-- Begin Data block --

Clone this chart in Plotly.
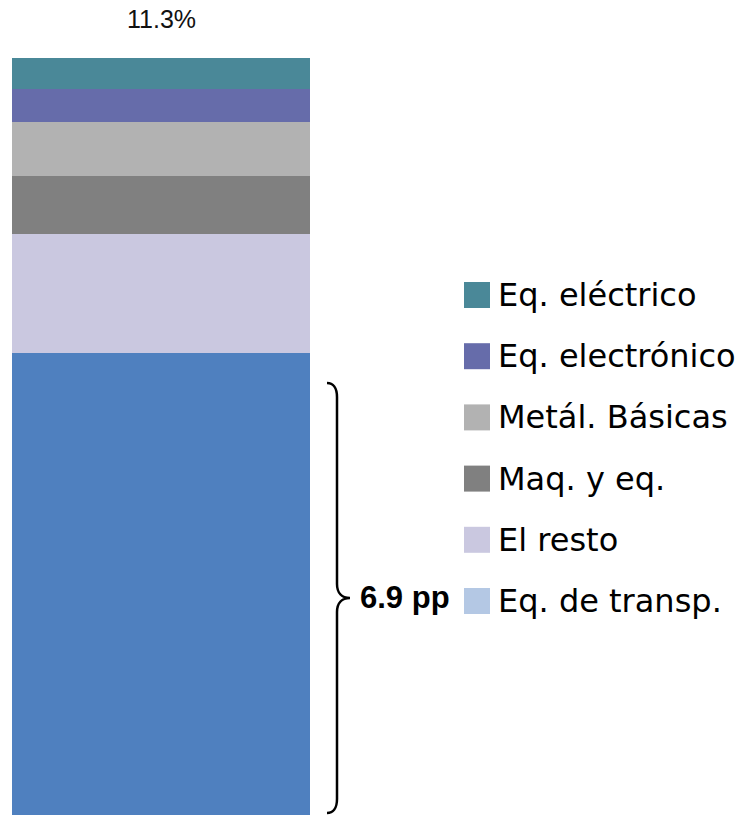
import plotly.graph_objects as go

# Stack order, bottom to top
categories = ["Eq. de transp.", "El resto", "Maq. y eq.", "Metál. Básicas",
              "Eq. electrónico", "Eq. eléctrico"]
values = [6.9, 1.77, 0.87, 0.80, 0.49, 0.47]
bar_colors = ["#4F80BF", "#CAC8E0", "#808080", "#B2B2B2", "#666CAA", "#4A8898"]
legend_colors = ["#B4C8E4", "#CAC8E0", "#808080", "#B2B2B2", "#666CAA", "#4A8898"]
total_label = "11.3%"
total_value = 11.3

W, H = 745, 815
M_TOP, M_BOT = 58, 0


def px_x(px):
    return px / W


def px_y(py):
    return (H - M_BOT - py) / (H - M_TOP - M_BOT)


fig = go.Figure()
for name, v, c in zip(categories, values, bar_colors):
    fig.add_trace(go.Bar(
        x=[""], y=[v], name=name, width=1,
        marker=dict(color=c, line=dict(width=0)),
        showlegend=False, hoverinfo="name+y",
    ))

annotations = []
shapes = []

# total above the bar
annotations.append(dict(
    x=0, y=total_value, xref="x", yref="y", text=total_label,
    showarrow=False, yanchor="middle", yshift=39,
    font=dict(family="Liberation Sans, Arial", size=25, color="#111111"),
))

# legend drawn as swatches + labels, top entry = top of the stack
row0, row_step = 295, 61.2
for i, (name, c) in enumerate(zip(categories[::-1], legend_colors[::-1])):
    cy = row0 + i * row_step
    shapes.append(dict(
        type="rect", xref="paper", yref="paper",
        x0=px_x(464), x1=px_x(490), y0=px_y(cy + 13), y1=px_y(cy - 13),
        fillcolor=c, line=dict(width=0),
    ))
    annotations.append(dict(
        x=px_x(496), y=px_y(cy), xref="paper", yref="paper", text=name,
        showarrow=False, xanchor="left", yanchor="middle",
        font=dict(family="DejaVu Sans", size=32, color="#000000"),
    ))

# brace next to the transport segment
transp = values[0]
lo, hi = 0.03, transp - 0.45
mid = (lo + hi) / 2
r = 0.21
xa, xb, xt = px_x(327), px_x(337), px_x(350)
xq = px_x(333)
xr = px_x(342)
path = (
    f"M {xa},{hi} C {xq},{hi} {xb},{hi - r * 0.35} {xb},{hi - r} "
    f"L {xb},{mid + r} C {xb},{mid + r * 0.35} {xr},{mid} {xt},{mid} "
    f"C {xr},{mid} {xb},{mid - r * 0.35} {xb},{mid - r} "
    f"L {xb},{lo + r} C {xb},{lo + r * 0.35} {xq},{lo} {xa},{lo}"
)
shapes.append(dict(type="path", xref="paper", yref="y", path=path,
                   line=dict(color="#000000", width=2.5)))
annotations.append(dict(
    x=px_x(358), y=mid, xref="paper", yref="y", text=f"<b>{transp:.1f} pp</b>",
    showarrow=False, xanchor="left", yanchor="middle",
    font=dict(family="Liberation Sans, Arial", size=31, color="#000000"),
))

fig.update_layout(
    width=W, height=H,
    margin=dict(l=0, r=0, t=M_TOP, b=M_BOT, pad=0),
    barmode="stack", bargap=0,
    paper_bgcolor="white", plot_bgcolor="white",
    xaxis=dict(domain=[px_x(12), px_x(310)], range=[-0.5, 0.5], visible=False),
    yaxis=dict(range=[0, total_value], visible=False),
    annotations=annotations, shapes=shapes,
    showlegend=False,
)

fig.write_html("out.html")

-- End Data block --

> What the task asks
Go through the listing above and quote it exactly, apart from its images.

> Response to this task
Clone this chart in Plotly.
import plotly.graph_objects as go

# Stack order, bottom to top
categories = ["Eq. de transp.", "El resto", "Maq. y eq.", "Metál. Básicas",
              "Eq. electrónico", "Eq. eléctrico"]
values = [6.9, 1.77, 0.87, 0.80, 0.49, 0.47]
bar_colors = ["#4F80BF", "#CAC8E0", "#808080", "#B2B2B2", "#666CAA", "#4A8898"]
legend_colors = ["#B4C8E4", "#CAC8E0", "#808080", "#B2B2B2", "#666CAA", "#4A8898"]
total_label = "11.3%"
total_value = 11.3

W, H = 745, 815
M_TOP, M_BOT = 58, 0


def px_x(px):
    return px / W


def px_y(py):
    return (H - M_BOT - py) / (H - M_TOP - M_BOT)


fig = go.Figure()
for name, v, c in zip(categories, values, bar_colors):
    fig.add_trace(go.Bar(
        x=[""], y=[v], name=name, width=1,
        marker=dict(color=c, line=dict(width=0)),
        showlegend=False, hoverinfo="name+y",
    ))

annotations = []
shapes = []

# total above the bar
annotations.append(dict(
    x=0, y=total_value, xref="x", yref="y", text=total_label,
    showarrow=False, yanchor="middle", yshift=39,
    font=dict(family="Liberation Sans, Arial", size=25, color="#111111"),
))

# legend drawn as swatches + labels, top entry = top of the stack
row0, row_step = 295, 61.2
for i, (name, c) in enumerate(zip(categories[::-1], legend_colors[::-1])):
    cy = row0 + i * row_step
    shapes.append(dict(
        type="rect", xref="paper", yref="paper",
        x0=px_x(464), x1=px_x(490), y0=px_y(cy + 13), y1=px_y(cy - 13),
        fillcolor=c, line=dict(width=0),
    ))
    annotations.append(dict(
        x=px_x(496), y=px_y(cy), xref="paper", yref="paper", text=name,
        showarrow=False, xanchor="left", yanchor="middle",
        font=dict(family="DejaVu Sans", size=32, color="#000000"),
    ))

# brace next to the transport segment
transp = values[0]
lo, hi = 0.03, transp - 0.45
mid = (lo + hi) / 2
r = 0.21
xa, xb, xt = px_x(327), px_x(337), px_x(350)
xq = px_x(333)
xr = px_x(342)
path = (
    f"M {xa},{hi} C {xq},{hi} {xb},{hi - r * 0.35} {xb},{hi - r} "
    f"L {xb},{mid + r} C {xb},{mid + r * 0.35} {xr},{mid} {xt},{mid} "
    f"C {xr},{mid} {xb},{mid - r * 0.35} {xb},{mid - r} "
    f"L {xb},{lo + r} C {xb},{lo + r * 0.35} {xq},{lo} {xa},{lo}"
)
shapes.append(dict(type="path", xref="paper", yref="y", path=path,
                   line=dict(color="#000000", width=2.5)))
annotations.append(dict(
    x=px_x(358), y=mid, xref="paper", yref="y", text=f"<b>{transp:.1f} pp</b>",
    showarrow=False, xanchor="left", yanchor="middle",
    font=dict(family="Liberation Sans, Arial", size=31, color="#000000"),
))

fig.update_layout(
    width=W, height=H,
    margin=dict(l=0, r=0, t=M_TOP, b=M_BOT, pad=0),
    barmode="stack", bargap=0,
    paper_bgcolor="white", plot_bgcolor="white",
    xaxis=dict(domain=[px_x(12), px_x(310)], range=[-0.5, 0.5], visible=False),
    yaxis=dict(range=[0, total_value], visible=False),
    annotations=annotations, shapes=shapes,
    showlegend=False,
)

fig.write_html("out.html")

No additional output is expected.